The technology capital expenditure of Emirates Integrated Telecommunications Company (Du) will surge as much as 25 per cent to Dh1.5 billion this year as the telecoms operator aims to support 5G connectivity in the UAE, the second-biggest Arab economy, boasting more than 100 per cent mobile phone penetration.
"Considering the ongoing development in the 5G ecosystem, next year's allocation will certainly be higher," Saleem Al Balooshi, chief infrastructure officer of EITC told The National.
The new 5G network demands more computing power, analytics, memory and cloud infrastructure, which demands greater investment in data centres, Mr Balooshi said. Du, which currently operates ten data centres in the UAE, plans to open three more in the next two years. The telecoms operator has 120 5G towers in the UAE and is set to add 580 more by the end of the year, providing coverage to every populated area of the Emirates.
The fifth-generation wireless networks, commonly referred to as 5G, will be up to 100 times faster than the 4G network currently used by more than 3.6 billion mobile internet users around the world. According to US researcher Gartner, two-thirds of companies globally plan to install 5G by 2020 as its speed will enable new industries such as remote surgery through real-time video streaming and better gaming experiences and augmented reality services, as well as safe autonomous transport.
With the availability of 5G-enabled devices starting to hit the market, Du is anticipating a surge in consumer demand. The telecom operator and its Abu Dhabi-based competitor Etisalat are currently selling Chinese ZTE 5G smartphones. Du will receive the first shipment of Huawei handsets by the end of this month and is expecting Samsung's first 5G offering by mid-July, Mr Al Balooshi noted.

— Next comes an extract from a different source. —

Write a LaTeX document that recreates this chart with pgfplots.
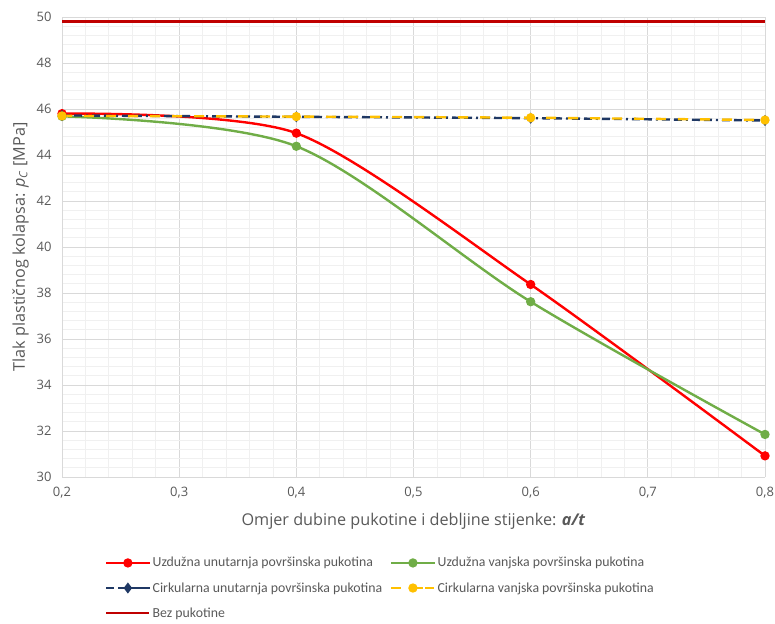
\documentclass[border=0pt]{standalone}
\usepackage{pgfplots}
\pgfplotsset{compat=1.18}
\usepackage{fontspec}
\setmainfont{Open Sans}
\newfontfamily\legfont{Carlito}
\definecolor{tickgray}{HTML}{595959}
\definecolor{majgrid}{HTML}{D9D9D9}
\definecolor{mingrid}{HTML}{F0F0F0}
\definecolor{cred}{HTML}{FF0000}
\definecolor{cgreen}{HTML}{70AD47}
\definecolor{cnavy}{HTML}{1F3864}
\definecolor{cgold}{HTML}{FFC000}
\definecolor{cdark}{HTML}{C00000}
\begin{document}
\begin{tikzpicture}
\useasboundingbox (-62pt,-146pt) rectangle (713pt,477pt);
\begin{axis}[
  scale only axis, width=703pt, height=460pt,
  xmin=0.2, xmax=0.8, ymin=30, ymax=50,
  xtick={0.2,0.3,...,0.8}, ytick={30,32,...,50},
  minor x tick num=4, minor y tick num=4,
  grid=both,
  major grid style={majgrid, line width=0.8pt},
  minor grid style={mingrid, line width=0.8pt},
  major tick length=0pt, minor tick length=0pt,
  axis lines*=left,
  axis line style={-, color=majgrid, line width=0.8pt},
  x tick label style={/pgf/number format/.cd, fixed, precision=1, use comma, /tikz/.cd},
  /pgf/number format/assume math mode=true,
  ticklabel style={font=\fontsize{13}{15}\selectfont, text=tickgray},
  yticklabel style={xshift=-7pt},
  xticklabel style={yshift=-7pt},
  xlabel={Omjer dubine pukotine i debljine stijenke: \textbf{\textit{a/t}}},
  ylabel={Tlak plastičnog kolapsa: \textit{p}\textsubscript{\textit{C}} [MPa]},
  label style={font=\fontsize{16.2}{18}\selectfont, text=tickgray},
  xlabel style={yshift=-8pt},
  ylabel style={yshift=1pt},
  legend columns=2,
  legend cell align=left,
  legend style={at={(axis description cs:0.061,-0.170)}, anchor=north west,
    draw=none, fill=none, inner sep=0pt,
    font=\legfont\fontsize{13.8}{16}\selectfont, text=tickgray,
    /tikz/every even column/.append style={column sep=6pt},
    row sep=10pt},
  legend image code/.code={\draw[mark repeat=2,mark phase=2] plot coordinates {(0pt,0pt) (21.5pt,0pt) (43pt,0pt)};},
]
\addplot[cred, line width=2.4pt, smooth, tension=0.45, mark=*, mark size=3.4pt, mark options={solid, fill=cred, draw=cred}]
 coordinates {(0.2,45.8) (0.4,44.95) (0.6,38.37) (0.8,30.92)};
\addlegendentry{Uzdužna unutarnja površinska pukotina}
\addplot[cgreen, line width=2.4pt, smooth, mark=*, mark size=3.4pt, mark options={solid, fill=cgreen, draw=cgreen}]
 coordinates {(0.2,45.68) (0.4,44.38) (0.6,37.62) (0.8,31.85)};
\addlegendentry{Uzdužna vanjska površinska pukotina}
\addplot[cnavy, line width=2.4pt, smooth, dash pattern=on 8pt off 4pt on 8pt off 4pt on 2pt off 4pt, mark=diamond*, mark size=3.6pt, mark options={solid, fill=cnavy, draw=cnavy},
  legend image code/.code={\draw[mark=none, dash pattern=on 8pt off 4pt] (0pt,0pt) -- (43pt,0pt);
    \path[mark repeat=2,mark phase=2] plot coordinates {(0pt,0pt) (21.5pt,0pt) (43pt,0pt)};}]
 coordinates {(0.2,45.72) (0.4,45.66) (0.6,45.6) (0.8,45.5)};
\addlegendentry{Cirkularna unutarnja površinska pukotina}
\addplot[cgold, line width=2.4pt, smooth, dash pattern=on 10pt off 12pt, mark=*, mark size=3.4pt, mark options={solid, fill=cgold, draw=cgold},
  legend image code/.code={\draw[mark=none, dash pattern=on 9pt off 25pt] (0pt,0pt) -- (43pt,0pt);
    \path[mark repeat=2,mark phase=2] plot coordinates {(0pt,0pt) (21.5pt,0pt) (43pt,0pt)};}]
 coordinates {(0.2,45.7) (0.4,45.67) (0.6,45.62) (0.8,45.52)};
\addlegendentry{Cirkularna vanjska površinska pukotina}
\addplot[cdark, line width=2.6pt] coordinates {(0.2,49.8) (0.8,49.8)};
\addlegendentry{Bez pukotine}
\end{axis}
\end{tikzpicture}
\end{document}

Despite US allegations against Huawei that its equipment aids Beijing in espionage (a charge the tech giant vehemently denies), Du is trusting Huawei’s technology. The company, however, has tested the brand's security components and handsets before deciding to allow them in the UAE market.
“Safety and security concerns are our top priorities and they are addressed in this case,” said Mr Balooshi.
“Our dedicated security teams even travelled to Huawei security centres in China to test the products … to ensure there is no cyber threat or any chance of hidden backdoor entry of bugs. We follow the same with all our suppliers.”
Huawei-made equipment will be used on a large scale when the next-generation 5G wireless network comes online, powering everything from self-driving cars to the Internet of Things in the UAE.
Mr Balooshi said there will be no disruption in Du’s 5G roll-out plans in case there is an unexpected delay in supply from Huawei. Its supply chain is threatened by disruption after the White House placed Huawei on a commerce blacklist, restricting trade with US suppliers and buyers, last month.
“We always have alternate plans and follow a multi-vendor strategy. Depending on the market dynamics, we have control to accelerate one supplier and slow down the other.”
Du is dealing with two 5G vendors – Huawei and Finnish equipment manufacturer Nokia.
Refuting claims that bandwidth used in 5G towers could cause environment issues, Mr Balooshi said the current roll-out is done only on 3.5 Gigahertz and 2.6GHz bandwidths, which are considered safe by regulators.
“There is a next stage of 5G where technology will go to very high bands of about 20GHz … there we might need to talk about safety,” he said.
Industry experts say due to the high demand on bandwidth, 5G waves do not travel long distances like predecessor 4G. To offset this, a large number of smaller antennas or mini towers need to be installed at each 5G site to ensure clear reception. Critics argue that this higher density of mini towers will release additional harmful radiation and increase the chances of human exposure.